Jacobs: The ACC’s Encouraging Early Returns

The meek are not quite ready to inherit the earth. We know this is true because ESPN has not announced coverage of the probate proceedings.

 But thanks to the influence of strong infusions of dollars, the grinding tide of circumstance, and the hard work of players, coaches, and administrators tired of watching others celebrate, at least college football’s underdogs have established a beachhead on the same planet as the game’s powers.

This is true from Vanderbilt to Northwestern to achingly aspiring Duke, which went to a bowl game last season for the first time in nearly two decades. And it’s most certainly true for the ACC, which, instead of getting bashed on a national stage in the early going, actually won a pair of high-profile games against ranked SEC opponents.

To gauge how much has changed, consider that the Blue Devils started the 2013 season by pitching a shutout, only their seventh in the past half-century.

Yes, yes, the opponent Duke held scoreless was N.C. Central. Still, while every other ACC program had shut out somebody since 2005 – including Pitt and Syracuse in the Big East — the Devils hadn’t managed the feat since 1989.

That 41-0 victory at Chapel Hill in ‘89 helped to establish Steve Spurrier, then the Duke coach, as both a football savant and an entertainingly brazen and occasionally boorish sportsman.

Not only did Spurrier keep calling trick plays until the last minute, he had his team pose twice in front of an end zone scoreboard at UNC’s Kenan Stadium, calling the group back onto the field from the locker room to get a second photo.

Forgotten in the recountings, the victory clinched a tie with Virginia at 6-1 in the ACC. That marked the last time the Blue Devils or any other team from North Carolina’s Triangle area shared even a piece of first place.

The 2013 Tar Heels harbor dreams of racing to a championship under Larry Fedora, a goal last achieved at Chapel Hill in 1980. They’re so hungry, Fedora issued rings last season to celebrate a three-way tie for first place in the ACC’s Coastal Division. The gesture was a bit of a reach — NCAA violations presumably gave UNC an unfair advantage on the field, reflected in a ban on postseason participation.

The furious tempo introduced by Fedora has heads spinning. Apparently that dizziness extends to his own players, four of whom opened a home game against Middle Tennessee State by botching the usually pro-forma coin toss.

The game captains surrounding the flipped coin apparently miscommunicated, electing to kick off in both halves.

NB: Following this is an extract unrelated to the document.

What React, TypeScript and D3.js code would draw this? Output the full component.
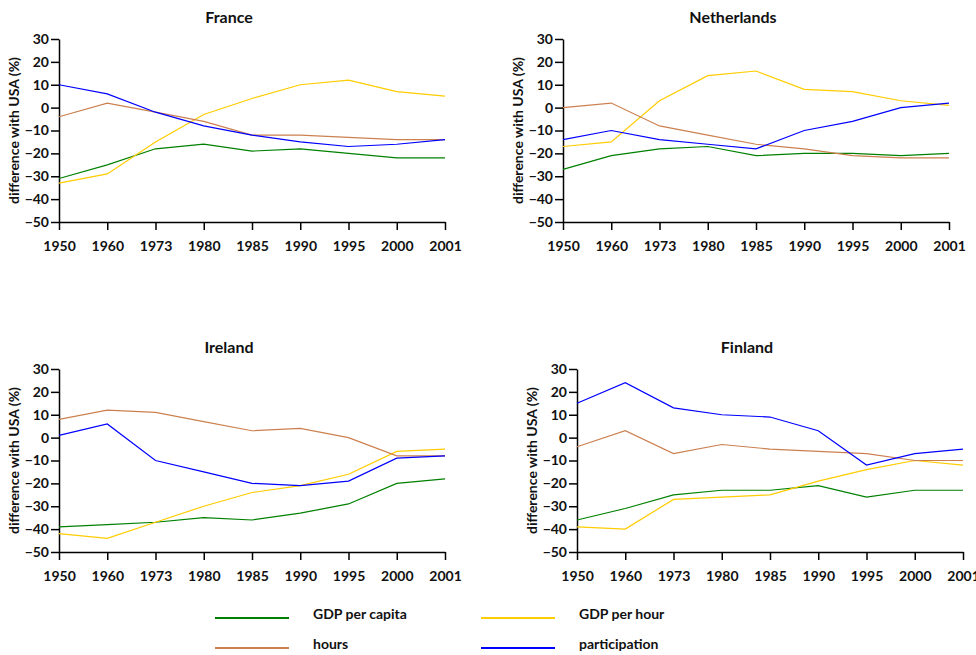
import React, { useEffect, useRef } from "react";
import { select, scalePoint, scaleLinear, axisBottom, axisLeft, line } from "d3";

const years = ["1950", "1960", "1973", "1980", "1985", "1990", "1995", "2000", "2001"];
const yTicks = [30, 20, 10, 0, -10, -20, -30, -40, -50];

const seriesNames = ["GDP per capita", "GDP per hour", "hours", "participation"];
const seriesColors = ["#008000", "#ffcc00", "#cc8050", "#0000ff"];

const franceGdpCapita = [-31, -25, -18, -16, -19, -18, -20, -22, -22];
const franceGdpHour = [-33, -29, -15, -3, 4, 10, 12, 7, 5];
const franceHours = [-4, 2, -2, -6, -12, -12, -13, -14, -14];
const franceParticipation = [10, 6, -2, -8, -12, -15, -17, -16, -14];

const netherlandsGdpCapita = [-27, -21, -18, -17, -21, -20, -20, -21, -20];
const netherlandsGdpHour = [-17, -15, 3, 14, 16, 8, 7, 3, 1];
const netherlandsHours = [0, 2, -8, -12, -16, -18, -21, -22, -22];
const netherlandsParticipation = [-14, -10, -14, -16, -18, -10, -6, 0, 2];

const irelandGdpCapita = [-39, -38, -37, -35, -36, -33, -29, -20, -18];
const irelandGdpHour = [-42, -44, -37, -30, -24, -21, -16, -6, -5];
const irelandHours = [8, 12, 11, 7, 3, 4, 0, -8, -8];
const irelandParticipation = [1, 6, -10, -15, -20, -21, -19, -9, -8];

const finlandGdpCapita = [-36, -31, -25, -23, -23, -21, -26, -23, -23];
const finlandGdpHour = [-39, -40, -27, -26, -25, -19, -14, -10, -12];
const finlandHours = [-4, 3, -7, -3, -5, -6, -7, -10, -10];
const finlandParticipation = [15, 24, 13, 10, 9, 3, -12, -7, -5];

const panels = [
  { title: "France", left: 59, top: 39, series: [franceGdpCapita, franceGdpHour, franceHours, franceParticipation] },
  { title: "Netherlands", left: 563, top: 39, series: [netherlandsGdpCapita, netherlandsGdpHour, netherlandsHours, netherlandsParticipation] },
  { title: "Ireland", left: 59, top: 369, series: [irelandGdpCapita, irelandGdpHour, irelandHours, irelandParticipation] },
  { title: "Finland", left: 577, top: 369, series: [finlandGdpCapita, finlandGdpHour, finlandHours, finlandParticipation] },
];

const plotW = 386;
const plotH = 183;
const font = "Lato, 'Open Sans', sans-serif";

const App = () => {
  const svgRef = useRef(null);

  useEffect(() => {
    const svg = select(svgRef.current);
    svg.selectAll("*").remove();

    const x = scalePoint<string>().domain(years).range([0, plotW]);
    const y = scaleLinear().domain([-50, 30]).range([plotH, 0]);
    const path = line<number>()
      .x((d, i) => x(years[i]) as number)
      .y((d) => y(d));

    panels.forEach((p) => {
      const g = svg.append("g").attr("transform", `translate(${p.left},${p.top})`);

      // title
      g.append("text")
        .attr("x", plotW / 2 - 23)
        .attr("y", -16)
        .attr("text-anchor", "middle")
        .attr("font-size", 16)
        .attr("font-weight", "bold")
        .attr("fill", "#111")
        .text(p.title);

      // y label
      g.append("text")
        .attr("transform", `translate(-40,${plotH / 2}) rotate(-90)`)
        .attr("text-anchor", "middle")
        .attr("font-size", 14)
        .attr("font-weight", "bold")
        .attr("fill", "#111")
        .text("difference with USA (%)");

      const xa = g.append("g")
        .attr("transform", `translate(0,${plotH})`)
        .call(axisBottom(x).tickSize(8).tickSizeOuter(0).tickPadding(11));
      const ya = g.append("g")
        .call(axisLeft(y).tickValues(yTicks).tickSize(8).tickSizeOuter(0).tickPadding(2));

      [xa, ya].forEach((a) => {
        a.selectAll("path, line").attr("stroke", "#000").attr("stroke-width", 1.5);
        a.selectAll("text")
          .attr("font-family", font)
          .attr("font-size", 14)
          .attr("font-weight", "bold")
          .attr("fill", "#111");
      });

      p.series.forEach((vals, i) => {
        g.append("path")
          .datum(vals)
          .attr("d", path)
          .attr("fill", "none")
          .attr("stroke", seriesColors[i])
          .attr("stroke-width", 1.2);
      });
    });

    // legend
    const legendPos = [
      { x: 215, y: 618 },
      { x: 481, y: 618 },
      { x: 215, y: 648 },
      { x: 481, y: 648 },
    ];
    seriesNames.forEach((name, i) => {
      const lp = legendPos[i];
      svg.append("line")
        .attr("x1", lp.x)
        .attr("x2", lp.x + 74)
        .attr("y1", lp.y)
        .attr("y2", lp.y)
        .attr("stroke", seriesColors[i])
        .attr("stroke-width", 2);
      svg.append("text")
        .attr("x", lp.x + 98)
        .attr("y", lp.y + 1)
        .attr("font-size", 14)
        .attr("font-weight", "bold")
        .attr("fill", "#111")
        .text(name);
    });
  }, []);

  return (
    <div style={{ position: "absolute", left: 0, top: 0 }}>
      <svg ref={svgRef} width={976} height={655} style={{ display: "block", fontFamily: font }} />
    </div>
  );
};

export default App;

“We felt like it would help them out and wanted to see if we could get more time with the defense on the field,” Fedora commented facetiously of the Blue Raiders from Conference USA.

Players made some effort to lay the blame for their faux pas on referee Ron Cherry. At least they didn’t say the sun was in their eyes.

The Tar Heels next play Georgia Tech, which also tied atop the division standings last season.

Coach Paul Johnson was derided upon entering the ACC in 2008 for relying heavily on a triple option offense, supposedly a vestige of a lower level and earlier era of play. Certainly the relentlessly ground-based approach isn’t as popular as the spread alignment used by Fedora and currently sweeping the game.

But the option has worked well for the Yellow Jackets, who’ve won nearly two-thirds of their games and never finished lower than third in the Coastal under Johnson. During his five-year tenure, only Florida State has consistently done as well in its division.

Yet the real news in the division, if not the entire conference, has been made by the third team to tie for the Coastal lead in 2012.

Miami defeated No. 12 Florida last weekend before the largest home crowd in Hurricanes history. More important, for one of the few times since the Coral Gables school was added a decade ago to bolster the ACC’s football prowess, Miami actually looked formidable and played with the confidence of old.

The affirming win, earning a first appearance in the polls since 2010, came a week after Clemson upended No. 5 Georgia.

“I think you’re seeing that this league is much better than what people give it credit for,” said FSU’s Jimbo Fisher. “That’s what you have to do, if you want credibility in the league you have to go out and win those games. I was very proud for both of them and very happy for both of them.”

Granted, the Tigers and Canes won by narrow margins at home. Their defenses struggled: Clemson gave up 545 yards, while the 413 yards yielded by Miami were nearly double what it gained (212). But the defenses came through when the result hung in the balance.

The rare twin victories over strong SEC teams caught national attention. Instead of tripping as it came out of the starting gate, the league earned favorable headlines and a modicum of the respect it’s vainly craved for years.

“How about that ACC?” Clemson’s Dabo Swinney commented following Miami’s win. “Spunky little old league.”